Kemudian ada juga kasus jaksa Pinangki Sirna Malasari. Meski putusan Pinangki diberatkan majelis hakim di pengadilan tingkat pertama, nyatanya putusan tersebut dibanding dan akhirnya lebih rendah. Putusan banding tersebut kemudian ramai-ramai dikritik publik.

Alasan Sopan, tapi Tak Mencerminkan Keadilan

Direktur Eksekutif Indonesia Judicial Research Society (IJRS), Dio Ashar Wicaksana mengakui, banyak putusan yang menggunakan alasan perilaku “sopan” untuk mengurangi hukuman. Namun ia menyoalkan tidak sedikit putusan yang justru ringan dan tidak mencerminkan keadilan dalam proses peradilan.

“Kalau kita melihat, memang banyak putusan menyebutkan perlakuan sopan dalam sebagai dasar peringan, tetapi yang perlu diuji, apakah memang benar alasan tersebut menjadi peringan. Karena itu hampir banyak ditemukan putusan-putusan lain. Jadi semacam kebiasaan juga,” kata Dio kepada reporter Tirto, Senin (10/1/2022).

Dio beranggapan, Mahkamah Agung (MA) perlu membuat sebuah pedoman pemidanaan yang jelas soal indikator meringankan dan memberatkan.
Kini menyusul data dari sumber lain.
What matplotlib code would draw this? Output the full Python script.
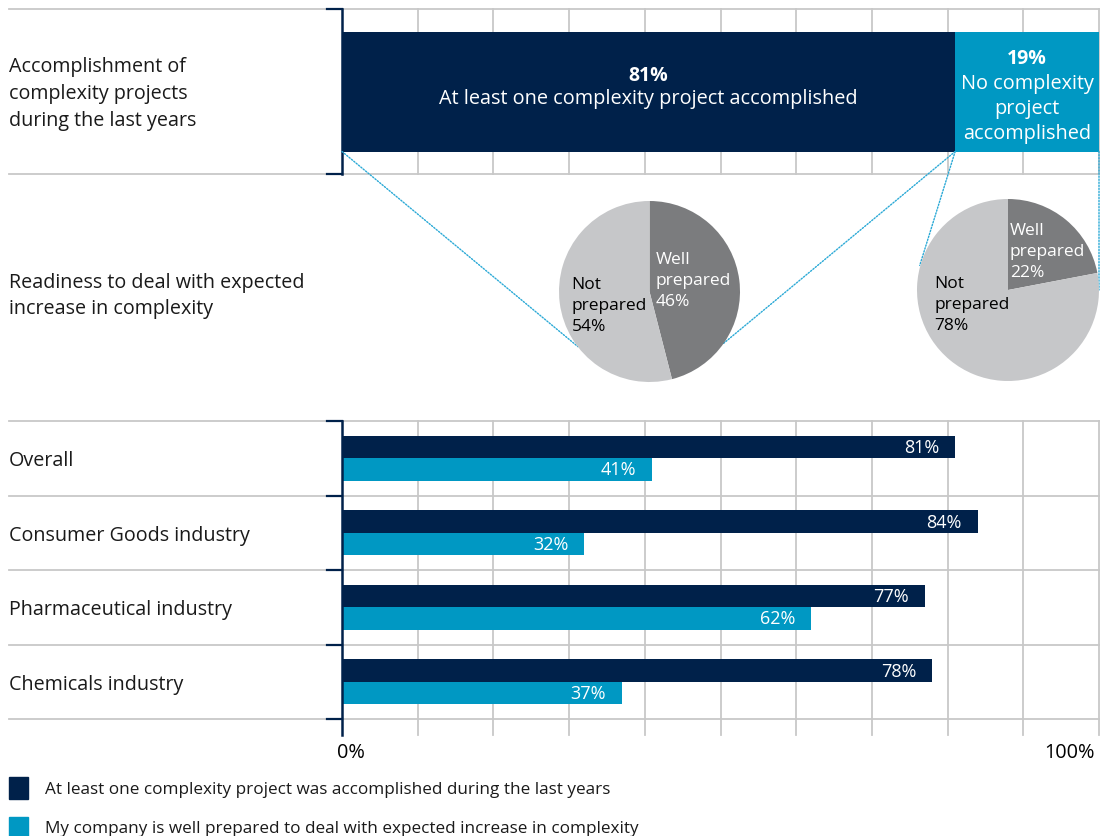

Ia mencontohkan bagaimana Tindak Pidana Korupsi punya pedoman pelaksanaan Pasal 2 dan Pasal 3 yang dikeluarkan MA. Hal itu berguna untuk menentukan rentang masa pidana dan memiliki indikator jelas dalam pemidanaan.

Bagi Dio, pemidanaan tidak perlu menggunakan alasan “sopan” untuk menentukan hukuman. Ia beralasan, sopan adalah sikap yang memang harus ada dalam proses peradilan. Kalau pun ada regulasi, hal tersebut mengatur penentuan pemberatan hukuman atau peringan hukuman, bukan soal kapan pakai alasan sopan atau tidak.

“Tapi lagi-lagi, karena ini kebiasaan, MA perlu membuat regulasi pedoman pemidanaan. Agar para hakim mempunyai rujukan yang jelas ketika menentukan faktor memperberat dan faktor memperingan putusan," kata Dio.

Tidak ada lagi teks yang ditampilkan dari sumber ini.